*Task details:* In this exercise, the entries below include pictures. Repeat exactly the lines from the line with "Recreate this image" to the line with "import pandas as pd", including both, but without the pictures.

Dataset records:
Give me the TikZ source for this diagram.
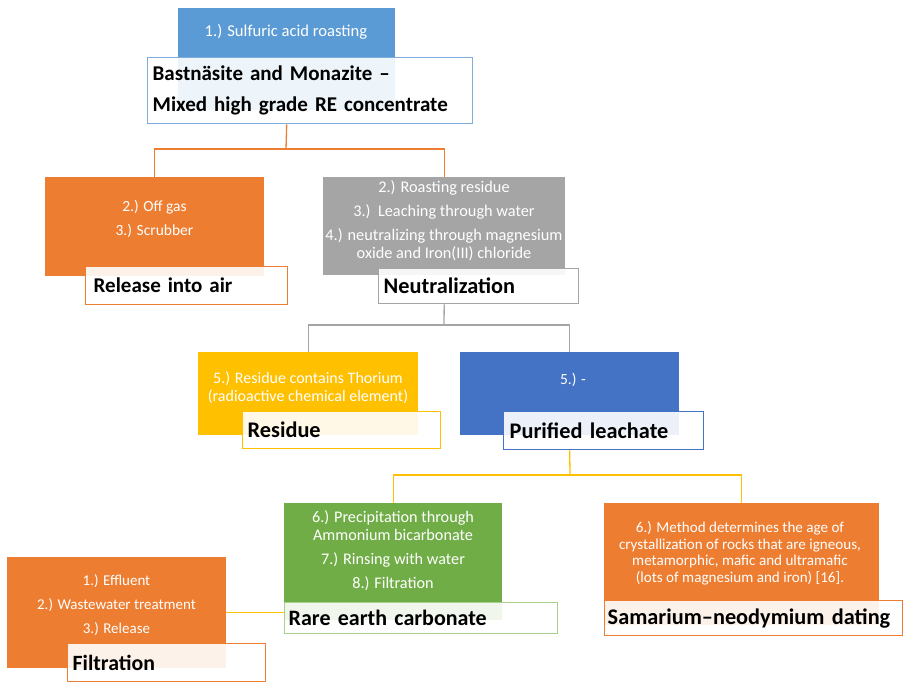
\documentclass[tikz,border=0pt]{standalone}
\usepackage{fontspec}
\setmainfont{Carlito}
\definecolor{oblue}{HTML}{5B9BD5}
\definecolor{oorange}{HTML}{ED7D31}
\definecolor{ogray}{HTML}{A5A5A5}
\definecolor{ogold}{HTML}{FFC000}
\definecolor{odblue}{HTML}{4472C4}
\definecolor{ogreen}{HTML}{70AD47}
\definecolor{lgreen}{HTML}{A9D18E}
\definecolor{lblue}{HTML}{7FAEDC}
\newcommand{\fsz}[2]{\fontsize{#1}{#2}\selectfont}
\begin{document}
\begin{tikzpicture}[x=1pt,y=-1pt,
  panel/.style={rectangle, anchor=north west, inner sep=0pt, draw=none},
  lab/.style={rectangle, anchor=north west, inner ysep=0pt, fill=white, fill opacity=0.9, text opacity=1,
     line width=1.4pt, font=\fsz{22.3}{31}\bfseries, align=left},
  wtxt/.style={text=white, font=\fsz{15.5}{18}, align=center, inner sep=0pt},
  conn/.style={line width=1.3pt}]
\useasboundingbox (0,0) rectangle (903,682);

% panels
\node[panel, fill=oblue, minimum width=217, minimum height=102] (p1) at (178,8) {};
\node[panel, fill=oorange, minimum width=219, minimum height=99] (p2) at (45,177) {};
\node[panel, fill=ogray, minimum width=242, minimum height=98] (p3) at (323,177) {};
\node[panel, fill=ogold, minimum width=220, minimum height=83] (p4) at (198,352) {};
\node[panel, fill=odblue, minimum width=219, minimum height=83] (p5) at (460,352) {};
\node[panel, fill=ogreen, minimum width=218, minimum height=117] (p6) at (284,503) {};
\node[panel, fill=oorange, minimum width=275, minimum height=122] (p7) at (604,503) {};
\node[panel, fill=oorange, minimum width=219, minimum height=111] (p8) at (7,557) {};

% texts inside panels
\node[wtxt, font=\fsz{16.6}{18}] (t1) at (286,32) {1.) Sulfuric acid roasting};
\node[wtxt] (t2) at (154.5,219) {2.) Off gas\\[6pt]3.) Scrubber};
\node[wtxt, font=\fsz{16.3}{18}] (t3) at (444,220.5) {2.) Roasting residue\\[6pt]3.)\ \ Leaching through water\\[6pt]4.) neutralizing through magnesium\\oxide and Iron(III) chloride};
\node[wtxt, font=\fsz{16}{18}] (t4) at (308,388) {5.) Residue contains Thorium\\(radioactive chemical element)};
\node[wtxt] (t5) at (573,380) {5.) -};
\node[wtxt, font=\fsz{16.2}{18}] (t6) at (393,551) {6.) Precipitation through\\Ammonium bicarbonate\\[6pt]7.) Rinsing with water\\[6pt]8.) Filtration};
\node[wtxt, font=\fsz{15.1}{16.5}] (t7) at (740,553.5) {6.) Method determines the age of\\crystallization of rocks that are igneous,\\metamorphic, mafic and ultramafic\\(lots of magnesium and iron) [16].};
\node[wtxt, font=\fsz{15}{18}] (t8) at (116.5,605) {1.) Effluent\\[6pt]2.) Wastewater treatment\\[6pt]3.) Release};

% labels
\node[lab, font=\fsz{21}{31}\bfseries, draw=lblue, minimum width=325, minimum height=66, inner xsep=5pt, text width=315] (l1) at (147,57) {\mbox{Bastnäsite and Monazite –}\\\mbox{Mixed high grade RE concentrate}};
\node[lab, font=\fsz{21}{31}\bfseries, draw=oorange, minimum width=202, minimum height=38, inner xsep=8pt, text width=186] (l2) at (85,266) {\mbox{Release into air}};
\node[lab, draw=ogray, minimum width=200, minimum height=35, inner xsep=5pt, text width=190] (l3) at (378,268) {\mbox{Neutralization}};
\node[lab, draw=ogold, minimum width=198, minimum height=37, inner xsep=5pt, text width=188] (l4) at (242,411) {\mbox{Residue}};
\node[lab, draw=odblue, minimum width=200, minimum height=38, inner xsep=6pt, text width=188] (l5) at (503,411) {\mbox{Purified leachate}};
\node[lab, font=\fsz{22}{31}\bfseries, draw=lgreen, minimum width=273, minimum height=31, inner xsep=4pt, text width=265] (l6) at (284,602) {\mbox{Rare earth carbonate}};
\node[lab, draw=oorange, minimum width=298, minimum height=35, inner xsep=3pt, text width=292] (l7) at (604,600) {\mbox{Samarium–neodymium dating}};
\node[lab, font=\fsz{21.8}{31}\bfseries, draw=oorange, minimum width=198, minimum height=38, inner xsep=5pt, text width=188] (l8) at (67,643) {\mbox{Filtration}};

% connectors
\coordinate (j1) at (286,149);
\coordinate (j2) at (444,325);
\coordinate (j3) at (570,475);
\draw[conn, oorange] (p1 |- l1.south) -- (j1);
\draw[conn, oorange] (p2.north) |- (j1) -| (p3.north);
\draw[conn, ogray] (p3 |- l3.south) -- (j2);
\draw[conn, ogray] (p4.north) |- (j2) -| (p5.north);
\draw[conn, ogold] (p5 |- l5.south) -- (j3);
\draw[conn, ogold] (p6.north) |- (j3) -| (p7.north);
\draw[conn, ogold] (p8.east) -- (p8.east -| l6.west);
\end{tikzpicture}
\end{document}
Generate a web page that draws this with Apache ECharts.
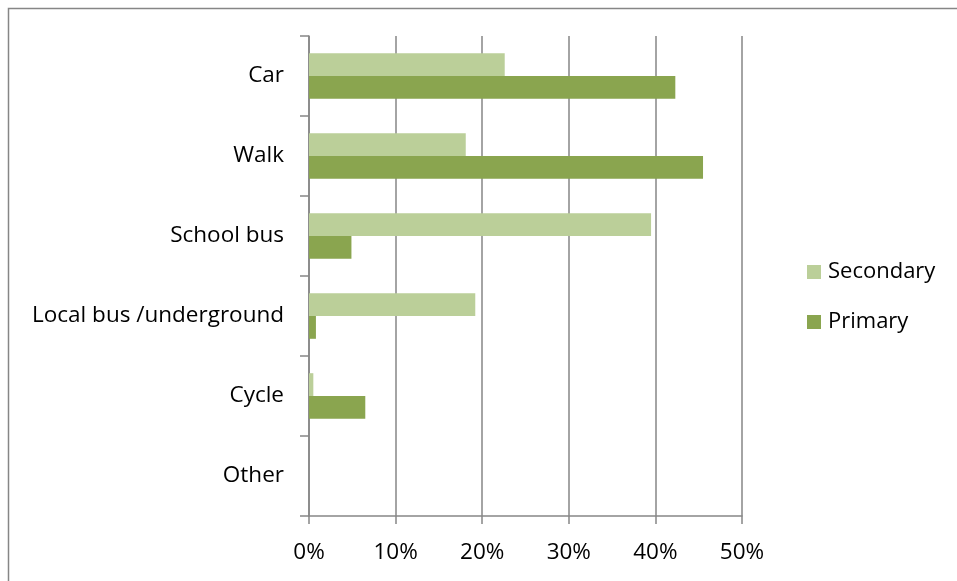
<!DOCTYPE html>
<html>
<head>
<meta charset="utf-8">
<script src="https://cdn.jsdelivr.net/npm/echarts@6/dist/echarts.min.js"></script>
<style>
  html, body { margin: 0; padding: 0; background: #fff; }
  #chart { width: 957px; height: 581px; }
</style>
</head>
<body>
<div id="chart"></div>
<script>
// data (percent of pupils)
var categories = ['Car', 'Walk', 'School bus', 'Local bus /underground', 'Cycle', 'Other']
var seriesNames = ['Secondary', 'Primary']
var secondary = [22.6, 18.1, 39.5, 19.2, 0.5, 0]
var primary = [42.3, 45.5, 4.9, 0.8, 6.5, 0]
var xTicks = [0, 10, 20, 30, 40, 50]

var colorlist = ['#BBCF99', '#8AA54F'] // secondary, primary
var axisGray = '#868686'
var fontName = 'Open Sans'

var chart = echarts.init(document.getElementById('chart'))
var option = {
  animation: false,
  textStyle: { fontFamily: fontName },
  color: colorlist,
  graphic: [{
    type: 'rect',
    shape: { x: 8.5, y: 8.5, width: 2000, height: 2000 },
    style: { fill: 'none', stroke: axisGray, lineWidth: 1.5 },
    silent: true
  }],
  legend: {
    orient: 'vertical',
    left: 807,
    top: 259,
    padding: 0,
    itemWidth: 14,
    itemHeight: 14,
    itemGap: 24,
    icon: 'rect',
    textStyle: { fontSize: 22, color: '#000', fontFamily: fontName, lineHeight: 26, padding: [0, 0, 0, 2] },
    data: seriesNames
  },
  grid: {
    left: 309,
    right: 215,
    top: 36,
    bottom: 65,
    containLabel: false
  },
  xAxis: {
    type: 'value',
    min: xTicks[0],
    max: xTicks[xTicks.length - 1],
    interval: 10,
    axisLine: { show: true, lineStyle: { color: axisGray, width: 1.5 } },
    axisTick: { show: true, length: 8, lineStyle: { color: axisGray, width: 1.5 } },
    splitLine: { show: true, lineStyle: { color: axisGray, width: 1.5 } },
    axisLabel: {
      formatter: '{value}%',
      color: '#000',
      fontSize: 22.5,
      margin: 25
    }
  },
  yAxis: {
    type: 'category',
    inverse: true,
    data: categories,
    axisLine: { show: true, lineStyle: { color: axisGray, width: 1.5 } },
    axisTick: { show: true, length: 9, lineStyle: { color: axisGray, width: 1.5 } },
    splitLine: { show: false },
    axisLabel: {
      color: '#000',
      fontSize: 22.5,
      margin: 25,
      padding: [5, 0, 0, 0]
    }
  },
  series: [
    {
      name: seriesNames[0],
      type: 'bar',
      data: secondary,
      barGap: '0%',
      barCategoryGap: '43%'
    },
    {
      name: seriesNames[1],
      type: 'bar',
      data: primary,
      barGap: '0%',
      barCategoryGap: '43%'
    }
  ]
}
chart.setOption(option)
window.addEventListener('resize', function() {
  chart.resize()
})
</script>
</body>
</html>
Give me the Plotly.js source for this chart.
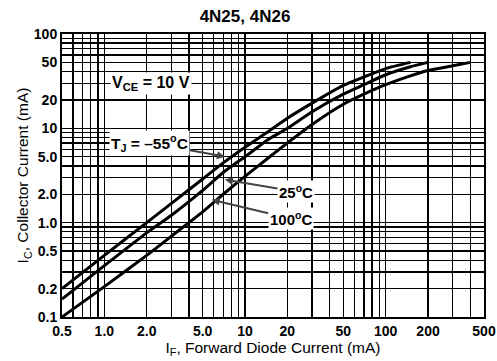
<!DOCTYPE html>
<html><head><meta charset="utf-8">
<script src="https://cdn.plot.ly/plotly-3.0.1.min.js"></script>
<style>body{margin:0;background:#fff}#c{width:497px;height:361px}</style>
</head><body><div id="c"></div>
<script>
// Forward diode current IF (mA) and collector current IC (mA)
const ifM55 = [0.5, 1, 2, 3, 5, 7, 10, 15, 20, 30, 50, 70, 100, 150];
const icM55 = [0.2, 0.45, 1.0, 1.6, 2.9, 4.3, 6.3, 9.5, 12.8, 18.5, 28.5, 35, 43, 50];
const if25 = [0.5, 1, 2, 3, 5, 7, 10, 15, 20, 30, 50, 70, 100, 150, 200];
const ic25 = [0.155, 0.35, 0.78, 1.2, 2.2, 3.4, 5.0, 7.8, 10, 15, 23, 29, 37, 45, 50];
const if100 = [0.5, 1, 2, 3, 5, 7, 10, 15, 20, 30, 50, 70, 100, 150, 200, 300, 400];
const ic100 = [0.1, 0.21, 0.45, 0.72, 1.3, 2.0, 3.1, 5.0, 7.0, 11, 18, 23, 29, 36, 41, 46, 50];

const xTickVals = [0.5, 1, 2, 5, 10, 20, 50, 100, 200, 500];
const xTickText = ['0.5', '1.0', '2.0', '5.0', '10', '20', '50', '100', '200', '500'];
const xMinorVals = [0.6,0.7,0.8,0.9,3,4,6,7,8,9,30,40,60,70,80,90,300,400];
const yTickVals = [0.1, 0.2, 0.5, 1, 2, 5, 10, 20, 50, 100];
const yTickText = ['0.1', '0.2', '0.5', '1.0', '2.0', '5.0', '10', '20', '50', '100'];
const yMinorVals = [0.3,0.4,0.6,0.7,0.8,0.9,3,4,6,7,8,9,30,40,60,70,80,90];

const lineStyle = {color:'#000', width:3, shape:'spline', smoothing:0.6};
const traces = [
  {x: ifM55, y: icM55, mode:'lines', line: lineStyle, hoverinfo:'skip'},
  {x: if25, y: ic25, mode:'lines', line: lineStyle, hoverinfo:'skip'},
  {x: if100, y: ic100, mode:'lines', line: lineStyle, hoverinfo:'skip'}
];

const FAM = 'Liberation Sans, Arial, sans-serif';
const axisCommon = {
  type:'log', showgrid:true, gridcolor:'#000', gridwidth:1.5,
  showline:true, linecolor:'#000', linewidth:2, mirror:true,
  ticks:'', zeroline:false, tickfont:{family:FAM, size:14, color:'#000', weight:'bold'}
};
const minorCommon = {showgrid:true, gridcolor:'#000', gridwidth:1.3, ticks:'', tickmode:'array'};
const layout = {
  width:497, height:361,
  margin:{l:62, r:13, t:34, b:44},
  paper_bgcolor:'#fff', plot_bgcolor:'#fff',
  showlegend:false,
  font:{family:FAM, size:14, color:'#000'},
  title:{text:'<b>4N25, 4N26</b>', x:0.493, xanchor:'center', y:0.955, yanchor:'middle',
         font:{family:FAM, size:17, color:'#000'}},
  xaxis: Object.assign({}, axisCommon, {
    range:[Math.log10(0.5), Math.log10(500)], tickmode:'array', tickvals:xTickVals, ticktext:xTickText,
    minor: Object.assign({}, minorCommon, {tickvals:xMinorVals}),
    title:{text:'I<sub>F</sub>, Forward Diode Current (mA)', standoff:4,
           font:{family:FAM, size:15.5, color:'#000'}}
  }),
  yaxis: Object.assign({}, axisCommon, {
    range:[Math.log10(0.1), Math.log10(100)], tickmode:'array', tickvals:yTickVals, ticktext:yTickText,
    minor: Object.assign({}, minorCommon, {tickvals:yMinorVals}),
    title:{text:'I<sub>C</sub>, Collector Current (mA)', standoff:1,
           font:{family:FAM, size:15.5, color:'#000'}}
  }),
  annotations:[
    {xref:'paper', yref:'paper', x:0.113, y:0.826, xanchor:'left', yanchor:'middle',
     text:'<b>V<sub>CE</sub> = 10 V</b>', showarrow:false, bgcolor:'#fff',
     font:{family:FAM, size:16, color:'#000'}},
    {x:Math.log10(7.2), y:Math.log10(5.0), xref:'x', yref:'y',
     text:'<b>T<sub>J</sub> = –55<sup>o</sup>C</b>', showarrow:true, arrowhead:2, arrowsize:0.8, arrowwidth:2,
     ax:-75, ay:-14, bgcolor:'#fff', font:{family:FAM, size:15.5, color:'#000'}},
    {x:Math.log10(7.2), y:Math.log10(2.86), xref:'x', yref:'y',
     text:'<b>25<sup>o</sup>C</b>', showarrow:true, arrowhead:2, arrowsize:0.8, arrowwidth:2,
     ax:71, ay:12, bgcolor:'#fff', font:{family:FAM, size:15, color:'#000'}},
    {x:Math.log10(5.8), y:Math.log10(1.75), xref:'x', yref:'y',
     text:'<b>100<sup>o</sup>C</b>', showarrow:true, arrowhead:2, arrowsize:0.8, arrowwidth:2,
     ax:79, ay:19, bgcolor:'#fff', font:{family:FAM, size:15, color:'#000'}}
  ]
};
Plotly.newPlot('c', traces, layout, {displayModeBar:false, staticPlot:true});
</script></body></html>
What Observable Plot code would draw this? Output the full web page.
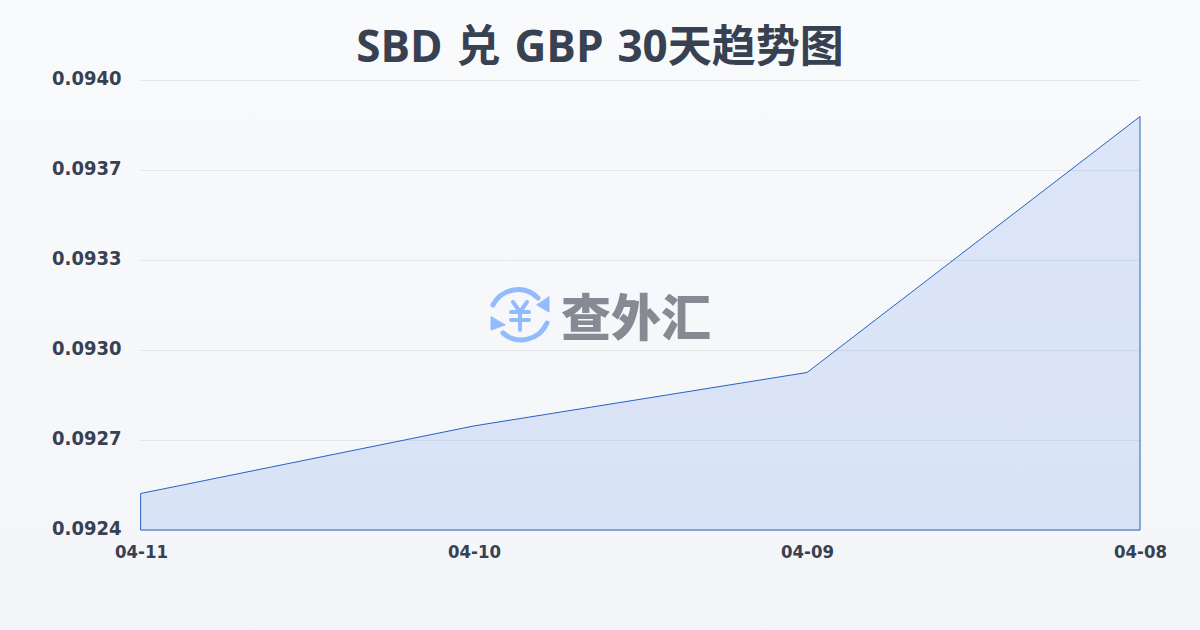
<!DOCTYPE html>
<html><head><meta charset="utf-8">
<script src="https://cdn.jsdelivr.net/npm/d3@7"></script>
<script src="https://cdn.jsdelivr.net/npm/@observablehq/plot@0.6"></script>
<style>
html,body{margin:0;padding:0}
#page{position:relative;width:1200px;height:630px;overflow:hidden;background:linear-gradient(180deg,#f9fafc,#f3f5f8);font-family:"Open Sans","Noto Sans CJK SC",sans-serif}
#title{position:absolute;left:0;right:0;top:14px;text-align:center;font-size:44px;font-weight:700;color:#374151;line-height:62px;font-family:"Open Sans","Noto Sans CJK SC",sans-serif;white-space:pre;word-spacing:2.5px}
#chart{position:absolute;left:0;top:0}
#chart svg text{font-stretch:condensed}
#mark{position:absolute;left:488px;top:285px;height:60px;display:flex;align-items:center}
#mark span{font:900 50px/60px "Noto Sans CJK SC",sans-serif;color:#858a93;margin-left:11px;letter-spacing:0;position:relative;top:-1px}
</style></head><body>
<div id="page"><div id="chart"></div>
<div id="title">SBD 兑 GBP 30天趋势图</div>
<div id="mark"><svg width="62" height="60" viewBox="0 0 62 60" fill="none" stroke="#93bbfb" stroke-width="5" stroke-linecap="round" stroke-linejoin="round">
<path d="M5 20A28 28 0 0 1 50 13"/><path d="M59 38A28 28 0 0 1 15 48"/>
<path d="M61 12V27L49 20Z" fill="#93bbfb" stroke="#93bbfb" stroke-width="1"/><path d="M3 32V45L17 40Z" fill="#93bbfb" stroke="#93bbfb" stroke-width="1"/>
<path d="M25 17L32 27L39 17M23 27H41M23 35H41M32 27V45" stroke-width="4"/></svg><span>查外汇</span></div>
</div>
<script>
const dates = ["04-11","04-10","04-09","04-08"];
const rates = [0.09253,0.09277,0.09296,0.09387];
const yTicks = [0.0924,0.09272,0.09304,0.09336,0.09368,0.094];
const yLabels = ["0.0924","0.0927","0.0930","0.0933","0.0937","0.0940"];
const rows = dates.map((d,i)=>({d,v:rates[i]}));
const chart = Plot.plot({
  width:1200,height:630,marginTop:80,marginBottom:100,marginLeft:140,marginRight:60,
  style:{background:"transparent",fontFamily:'"DejaVu Sans Condensed","DejaVu Sans",sans-serif'},
  x:{type:"point",domain:dates,padding:0,label:null},
  y:{domain:[0.0924,0.094],label:null},
  marks:[
    Plot.ruleY(yTicks,{stroke:"#e5e7eb",strokeWidth:1}),
    Plot.areaY(rows,{x:"d",y:"v",y1:0.0924,y2:"v",fill:"#2563eb",fillOpacity:0.13,stroke:"#2563c4",strokeWidth:1}),
    Plot.axisY({ticks:yTicks,tickSize:0,tickPadding:19,tickFormat:(t)=>yLabels[yTicks.indexOf(t)],fontSize:20,fontWeight:700,fill:"#374151",label:null,dy:-1.5}),
    Plot.axisX({tickSize:0,tickPadding:14,fontSize:18.4,fontWeight:700,fill:"#374151",label:null})
  ]
});
document.getElementById("chart").appendChild(chart);
</script></body></html>
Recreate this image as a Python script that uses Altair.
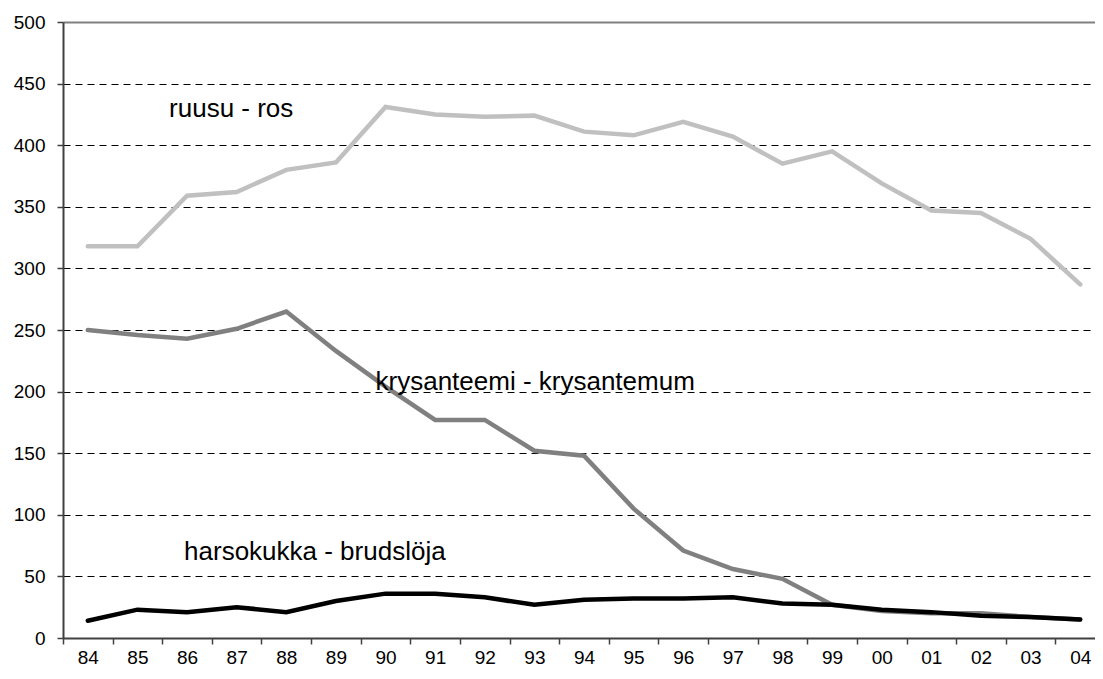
import altair as alt
import pandas as pd

years = ["84", "85", "86", "87", "88", "89", "90", "91", "92", "93", "94",
         "95", "96", "97", "98", "99", "00", "01", "02", "03", "04"]
ruusu = [318, 318, 359, 362, 380, 386, 431, 425, 423, 424, 411,
         408, 419, 407, 385, 395, 369, 347, 345, 324, 287]
krysanteemi = [250, 246, 243, 251, 265, 233, 204, 177, 177, 152, 148,
               105, 71, 56, 48, 27, 22, 20, 20, 17, 15]
harsokukka = [14, 23, 21, 25, 21, 30, 36, 36, 33, 27, 31,
              32, 32, 33, 28, 27, 23, 21, 18, 17, 15]

series_names = ["ruusu - ros", "krysanteemi - krysantemum", "harsokukka - brudslöja"]
series_values = [ruusu, krysanteemi, harsokukka]
series_colors = ["#c0c0c0", "#808080", "#000000"]

label_texts = ["ruusu - ros", "krysanteemi - krysantemum", "harsokukka - brudslöja"]
label_years = ["86", "90", "86"]
label_values = [423, 201, 63]
label_dx = [-18, -10, -3]

FONT = "Liberation Sans"
PLOT_W = 1032      # visible part of the plot area
STEP_RANGE = 1042  # full category range (last band runs past the page edge)

rows = []
for name, vals in zip(series_names, series_values):
    for y, v in zip(years, vals):
        rows.append({"year": y, "value": v, "series": name})
df = pd.DataFrame(rows)

x_scale = alt.Scale(type="band", domain=years, paddingInner=0, paddingOuter=0,
                    range=[0, STEP_RANGE])

x_enc = alt.X(
    "year:N",
    sort=years,
    bandPosition=0.5,
    scale=x_scale,
    axis=alt.Axis(
        title=None, labelAngle=0, tickBand="extent", grid=False,
        domainColor="#404040", domainWidth=2, tickColor="#404040", tickWidth=1.5,
        tickSize=6, labelPadding=4, labelFont=FONT, labelFontSize=19,
        labelColor="#000000", labelFlush=False,
    ),
)
y_enc = alt.Y(
    "value:Q",
    scale=alt.Scale(domain=[0, 500], nice=False, zero=True),
    axis=alt.Axis(
        title=None, values=list(range(0, 501, 50)), grid=True,
        gridColor=alt.condition("datum.value == 500", alt.value("#808080"), alt.value("#000000")),
        gridDash=alt.condition("datum.value == 500", alt.value([1, 0]), alt.value([7, 5])),
        gridWidth=alt.condition("datum.value == 500", alt.value(2), alt.value(1)),
        domainColor="#404040", domainWidth=2, tickColor="#404040", tickWidth=1.5,
        tickSize=6, labelPadding=12, labelFont=FONT, labelFontSize=19,
        labelColor="#000000", labelFlush=False,
    ),
)

layers = []
for name, col in zip(series_names, series_colors):
    layers.append(
        alt.Chart(df)
        .transform_filter(alt.datum.series == name)
        .mark_line(color=col, strokeWidth=4.5, strokeJoin="miter", strokeCap="round")
        .encode(x=x_enc, y=y_enc)
    )

for t, yr, v, dx in zip(label_texts, label_years, label_values, label_dx):
    ldf = pd.DataFrame({"year": [yr], "value": [v], "text": [t]})
    layers.append(
        alt.Chart(ldf)
        .mark_text(align="left", baseline="alphabetic", dx=dx, font=FONT,
                   fontSize=26, color="#000000")
        .encode(x=alt.X("year:N", sort=years, bandPosition=0.5, scale=x_scale),
                y="value:Q", text="text:N")
    )

chart = (
    alt.layer(*layers)
    .properties(
        width=PLOT_W, height=616,
        autosize=alt.AutoSizeParams(type="none"),
        padding={"left": 55, "top": 14, "right": 0, "bottom": 33},
        background="#ffffff",
    )
    .configure_view(stroke=None)
)

chart.save("out.html", embed_options={"renderer": "svg", "actions": False})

*Output for this exercise:*
Recreate this image as a Python script that uses Altair.
import altair as alt
import pandas as pd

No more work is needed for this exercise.